>> BEGIN Raw data

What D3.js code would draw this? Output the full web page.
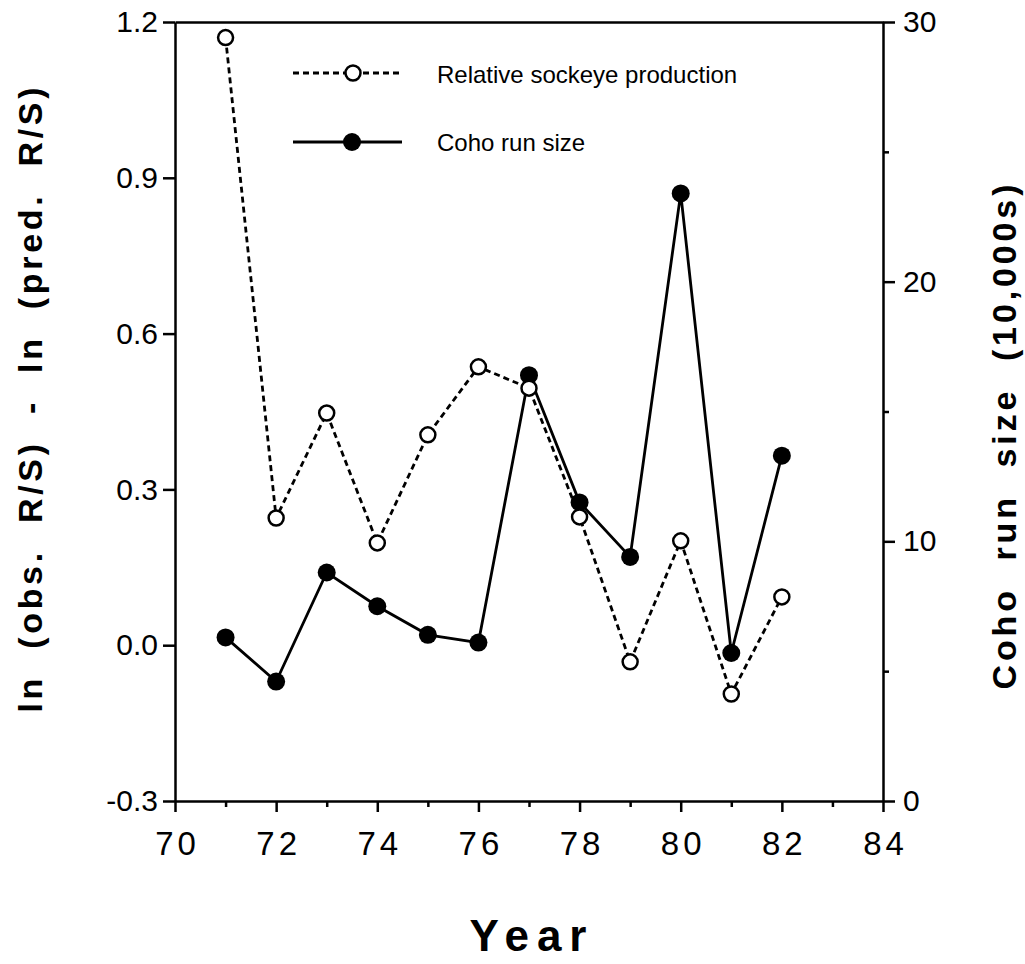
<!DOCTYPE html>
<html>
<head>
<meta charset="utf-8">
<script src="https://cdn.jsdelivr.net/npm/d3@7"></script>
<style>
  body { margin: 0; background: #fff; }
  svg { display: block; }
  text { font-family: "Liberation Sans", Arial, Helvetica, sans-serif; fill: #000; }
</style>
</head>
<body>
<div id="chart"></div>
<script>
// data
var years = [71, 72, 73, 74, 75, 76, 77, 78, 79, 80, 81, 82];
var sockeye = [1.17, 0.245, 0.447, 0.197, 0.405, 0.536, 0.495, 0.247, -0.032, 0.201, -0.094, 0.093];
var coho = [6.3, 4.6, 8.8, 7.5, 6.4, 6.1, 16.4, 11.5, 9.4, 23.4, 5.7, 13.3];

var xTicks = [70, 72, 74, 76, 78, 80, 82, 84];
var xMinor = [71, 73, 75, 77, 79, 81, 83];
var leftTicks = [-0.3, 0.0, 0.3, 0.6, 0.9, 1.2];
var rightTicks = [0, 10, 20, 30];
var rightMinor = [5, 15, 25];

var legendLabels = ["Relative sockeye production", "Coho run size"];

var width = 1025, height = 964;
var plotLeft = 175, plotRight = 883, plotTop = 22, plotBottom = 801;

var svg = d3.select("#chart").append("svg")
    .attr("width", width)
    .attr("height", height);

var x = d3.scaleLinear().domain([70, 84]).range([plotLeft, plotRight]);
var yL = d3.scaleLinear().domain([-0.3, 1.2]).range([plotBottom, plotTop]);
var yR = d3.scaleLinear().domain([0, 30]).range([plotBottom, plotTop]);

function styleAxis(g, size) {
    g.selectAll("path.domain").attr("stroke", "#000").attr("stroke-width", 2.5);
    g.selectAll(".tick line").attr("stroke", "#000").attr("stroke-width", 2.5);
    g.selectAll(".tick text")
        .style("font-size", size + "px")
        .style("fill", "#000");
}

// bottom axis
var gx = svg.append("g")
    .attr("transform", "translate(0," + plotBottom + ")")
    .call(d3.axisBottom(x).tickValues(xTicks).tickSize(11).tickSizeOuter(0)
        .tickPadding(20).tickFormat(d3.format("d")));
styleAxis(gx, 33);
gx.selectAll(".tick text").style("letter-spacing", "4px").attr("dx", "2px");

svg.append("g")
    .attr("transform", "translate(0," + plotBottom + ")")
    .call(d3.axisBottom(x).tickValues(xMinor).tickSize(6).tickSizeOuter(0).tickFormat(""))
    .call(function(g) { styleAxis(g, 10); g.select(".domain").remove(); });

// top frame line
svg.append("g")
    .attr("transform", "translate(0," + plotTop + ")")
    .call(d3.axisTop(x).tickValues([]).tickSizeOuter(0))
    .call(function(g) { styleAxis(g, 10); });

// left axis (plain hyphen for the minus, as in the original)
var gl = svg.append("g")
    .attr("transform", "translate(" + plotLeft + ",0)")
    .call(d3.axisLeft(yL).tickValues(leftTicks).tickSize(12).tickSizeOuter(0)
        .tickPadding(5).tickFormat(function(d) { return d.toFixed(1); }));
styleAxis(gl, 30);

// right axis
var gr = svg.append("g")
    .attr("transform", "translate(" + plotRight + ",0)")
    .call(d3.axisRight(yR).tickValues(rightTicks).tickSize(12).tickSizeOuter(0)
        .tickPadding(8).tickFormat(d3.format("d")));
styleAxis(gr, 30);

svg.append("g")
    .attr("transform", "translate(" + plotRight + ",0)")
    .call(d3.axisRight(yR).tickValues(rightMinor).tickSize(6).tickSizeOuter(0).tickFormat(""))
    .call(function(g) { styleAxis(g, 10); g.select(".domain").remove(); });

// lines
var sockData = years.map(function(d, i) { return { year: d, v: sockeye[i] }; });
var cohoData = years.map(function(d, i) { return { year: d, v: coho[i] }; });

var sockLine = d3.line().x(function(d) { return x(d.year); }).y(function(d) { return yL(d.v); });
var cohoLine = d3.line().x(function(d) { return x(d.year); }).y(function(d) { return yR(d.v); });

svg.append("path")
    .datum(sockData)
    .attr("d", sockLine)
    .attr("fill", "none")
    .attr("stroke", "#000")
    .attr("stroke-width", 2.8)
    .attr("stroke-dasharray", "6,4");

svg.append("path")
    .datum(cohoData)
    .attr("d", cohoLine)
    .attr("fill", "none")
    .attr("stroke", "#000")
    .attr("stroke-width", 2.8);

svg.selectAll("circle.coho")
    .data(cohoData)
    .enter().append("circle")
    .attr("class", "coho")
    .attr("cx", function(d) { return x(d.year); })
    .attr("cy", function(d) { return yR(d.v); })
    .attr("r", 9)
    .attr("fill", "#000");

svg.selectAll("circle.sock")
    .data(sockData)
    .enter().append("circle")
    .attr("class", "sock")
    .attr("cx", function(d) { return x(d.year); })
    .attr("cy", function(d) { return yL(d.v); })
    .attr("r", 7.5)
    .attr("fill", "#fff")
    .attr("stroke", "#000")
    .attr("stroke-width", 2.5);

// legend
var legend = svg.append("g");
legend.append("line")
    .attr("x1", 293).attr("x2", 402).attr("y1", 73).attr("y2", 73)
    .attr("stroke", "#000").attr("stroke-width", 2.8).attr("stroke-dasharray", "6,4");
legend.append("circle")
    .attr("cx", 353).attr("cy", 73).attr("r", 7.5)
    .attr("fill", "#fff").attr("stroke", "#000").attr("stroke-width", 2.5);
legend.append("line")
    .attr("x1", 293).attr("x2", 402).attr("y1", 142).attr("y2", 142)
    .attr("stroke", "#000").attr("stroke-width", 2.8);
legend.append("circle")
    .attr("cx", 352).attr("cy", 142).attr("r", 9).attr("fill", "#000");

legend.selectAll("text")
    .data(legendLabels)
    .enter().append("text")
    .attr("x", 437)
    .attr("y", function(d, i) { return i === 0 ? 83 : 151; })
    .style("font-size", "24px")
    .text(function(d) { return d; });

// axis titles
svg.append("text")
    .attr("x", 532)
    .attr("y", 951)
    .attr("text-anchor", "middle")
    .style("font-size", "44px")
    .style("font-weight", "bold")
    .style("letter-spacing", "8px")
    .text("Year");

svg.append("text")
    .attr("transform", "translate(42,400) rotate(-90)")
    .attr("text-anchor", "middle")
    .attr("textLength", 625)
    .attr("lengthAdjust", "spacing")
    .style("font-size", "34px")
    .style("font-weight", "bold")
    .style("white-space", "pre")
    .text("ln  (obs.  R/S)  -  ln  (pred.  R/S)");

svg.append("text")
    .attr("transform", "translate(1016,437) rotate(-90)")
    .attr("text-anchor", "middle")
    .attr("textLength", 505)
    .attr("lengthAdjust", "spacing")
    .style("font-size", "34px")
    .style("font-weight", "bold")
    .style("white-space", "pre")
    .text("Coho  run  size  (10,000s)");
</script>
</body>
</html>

>> END Raw data

Work to do:
Reproduce every line exactly and omit all pictures.

Written answer:
What D3.js code would draw this? Output the full web page.
<!DOCTYPE html>
<html>
<head>
<meta charset="utf-8">
<script src="https://cdn.jsdelivr.net/npm/d3@7"></script>
<style>
  body { margin: 0; background: #fff; }
  svg { display: block; }
  text { font-family: "Liberation Sans", Arial, Helvetica, sans-serif; fill: #000; }
</style>
</head>
<body>
<div id="chart"></div>
<script>
// data
var years = [71, 72, 73, 74, 75, 76, 77, 78, 79, 80, 81, 82];
var sockeye = [1.17, 0.245, 0.447, 0.197, 0.405, 0.536, 0.495, 0.247, -0.032, 0.201, -0.094, 0.093];
var coho = [6.3, 4.6, 8.8, 7.5, 6.4, 6.1, 16.4, 11.5, 9.4, 23.4, 5.7, 13.3];

var xTicks = [70, 72, 74, 76, 78, 80, 82, 84];
var xMinor = [71, 73, 75, 77, 79, 81, 83];
var leftTicks = [-0.3, 0.0, 0.3, 0.6, 0.9, 1.2];
var rightTicks = [0, 10, 20, 30];
var rightMinor = [5, 15, 25];

var legendLabels = ["Relative sockeye production", "Coho run size"];

var width = 1025, height = 964;
var plotLeft = 175, plotRight = 883, plotTop = 22, plotBottom = 801;

var svg = d3.select("#chart").append("svg")
    .attr("width", width)
    .attr("height", height);

var x = d3.scaleLinear().domain([70, 84]).range([plotLeft, plotRight]);
var yL = d3.scaleLinear().domain([-0.3, 1.2]).range([plotBottom, plotTop]);
var yR = d3.scaleLinear().domain([0, 30]).range([plotBottom, plotTop]);

function styleAxis(g, size) {
    g.selectAll("path.domain").attr("stroke", "#000").attr("stroke-width", 2.5);
    g.selectAll(".tick line").attr("stroke", "#000").attr("stroke-width", 2.5);
    g.selectAll(".tick text")
        .style("font-size", size + "px")
        .style("fill", "#000");
}

// bottom axis
var gx = svg.append("g")
    .attr("transform", "translate(0," + plotBottom + ")")
    .call(d3.axisBottom(x).tickValues(xTicks).tickSize(11).tickSizeOuter(0)
        .tickPadding(20).tickFormat(d3.format("d")));
styleAxis(gx, 33);
gx.selectAll(".tick text").style("letter-spacing", "4px").attr("dx", "2px");

svg.append("g")
    .attr("transform", "translate(0," + plotBottom + ")")
    .call(d3.axisBottom(x).tickValues(xMinor).tickSize(6).tickSizeOuter(0).tickFormat(""))
    .call(function(g) { styleAxis(g, 10); g.select(".domain").remove(); });

// top frame line
svg.append("g")
    .attr("transform", "translate(0," + plotTop + ")")
    .call(d3.axisTop(x).tickValues([]).tickSizeOuter(0))
    .call(function(g) { styleAxis(g, 10); });

// left axis (plain hyphen for the minus, as in the original)
var gl = svg.append("g")
    .attr("transform", "translate(" + plotLeft + ",0)")
    .call(d3.axisLeft(yL).tickValues(leftTicks).tickSize(12).tickSizeOuter(0)
        .tickPadding(5).tickFormat(function(d) { return d.toFixed(1); }));
styleAxis(gl, 30);

// right axis
var gr = svg.append("g")
    .attr("transform", "translate(" + plotRight + ",0)")
    .call(d3.axisRight(yR).tickValues(rightTicks).tickSize(12).tickSizeOuter(0)
        .tickPadding(8).tickFormat(d3.format("d")));
styleAxis(gr, 30);

svg.append("g")
    .attr("transform", "translate(" + plotRight + ",0)")
    .call(d3.axisRight(yR).tickValues(rightMinor).tickSize(6).tickSizeOuter(0).tickFormat(""))
    .call(function(g) { styleAxis(g, 10); g.select(".domain").remove(); });

// lines
var sockData = years.map(function(d, i) { return { year: d, v: sockeye[i] }; });
var cohoData = years.map(function(d, i) { return { year: d, v: coho[i] }; });

var sockLine = d3.line().x(function(d) { return x(d.year); }).y(function(d) { return yL(d.v); });
var cohoLine = d3.line().x(function(d) { return x(d.year); }).y(function(d) { return yR(d.v); });

svg.append("path")
    .datum(sockData)
    .attr("d", sockLine)
    .attr("fill", "none")
    .attr("stroke", "#000")
    .attr("stroke-width", 2.8)
    .attr("stroke-dasharray", "6,4");

svg.append("path")
    .datum(cohoData)
    .attr("d", cohoLine)
    .attr("fill", "none")
    .attr("stroke", "#000")
    .attr("stroke-width", 2.8);

svg.selectAll("circle.coho")
    .data(cohoData)
    .enter().append("circle")
    .attr("class", "coho")
    .attr("cx", function(d) { return x(d.year); })
    .attr("cy", function(d) { return yR(d.v); })
    .attr("r", 9)
    .attr("fill", "#000");

svg.selectAll("circle.sock")
    .data(sockData)
    .enter().append("circle")
    .attr("class", "sock")
    .attr("cx", function(d) { return x(d.year); })
    .attr("cy", function(d) { return yL(d.v); })
    .attr("r", 7.5)
    .attr("fill", "#fff")
    .attr("stroke", "#000")
    .attr("stroke-width", 2.5);

// legend
var legend = svg.append("g");
legend.append("line")
    .attr("x1", 293).attr("x2", 402).attr("y1", 73).attr("y2", 73)
    .attr("stroke", "#000").attr("stroke-width", 2.8).attr("stroke-dasharray", "6,4");
legend.append("circle")
    .attr("cx", 353).attr("cy", 73).attr("r", 7.5)
    .attr("fill", "#fff").attr("stroke", "#000").attr("stroke-width", 2.5);
legend.append("line")
    .attr("x1", 293).attr("x2", 402).attr("y1", 142).attr("y2", 142)
    .attr("stroke", "#000").attr("stroke-width", 2.8);
legend.append("circle")
    .attr("cx", 352).attr("cy", 142).attr("r", 9).attr("fill", "#000");

legend.selectAll("text")
    .data(legendLabels)
    .enter().append("text")
    .attr("x", 437)
    .attr("y", function(d, i) { return i === 0 ? 83 : 151; })
    .style("font-size", "24px")
    .text(function(d) { return d; });

// axis titles
svg.append("text")
    .attr("x", 532)
    .attr("y", 951)
    .attr("text-anchor", "middle")
    .style("font-size", "44px")
    .style("font-weight", "bold")
    .style("letter-spacing", "8px")
    .text("Year");

svg.append("text")
    .attr("transform", "translate(42,400) rotate(-90)")
    .attr("text-anchor", "middle")
    .attr("textLength", 625)
    .attr("lengthAdjust", "spacing")
    .style("font-size", "34px")
    .style("font-weight", "bold")
    .style("white-space", "pre")
    .text("ln  (obs.  R/S)  -  ln  (pred.  R/S)");

svg.append("text")
    .attr("transform", "translate(1016,437) rotate(-90)")
    .attr("text-anchor", "middle")
    .attr("textLength", 505)
    .attr("lengthAdjust", "spacing")
    .style("font-size", "34px")
    .style("font-weight", "bold")
    .style("white-space", "pre")
    .text("Coho  run  size  (10,000s)");
</script>
</body>
</html>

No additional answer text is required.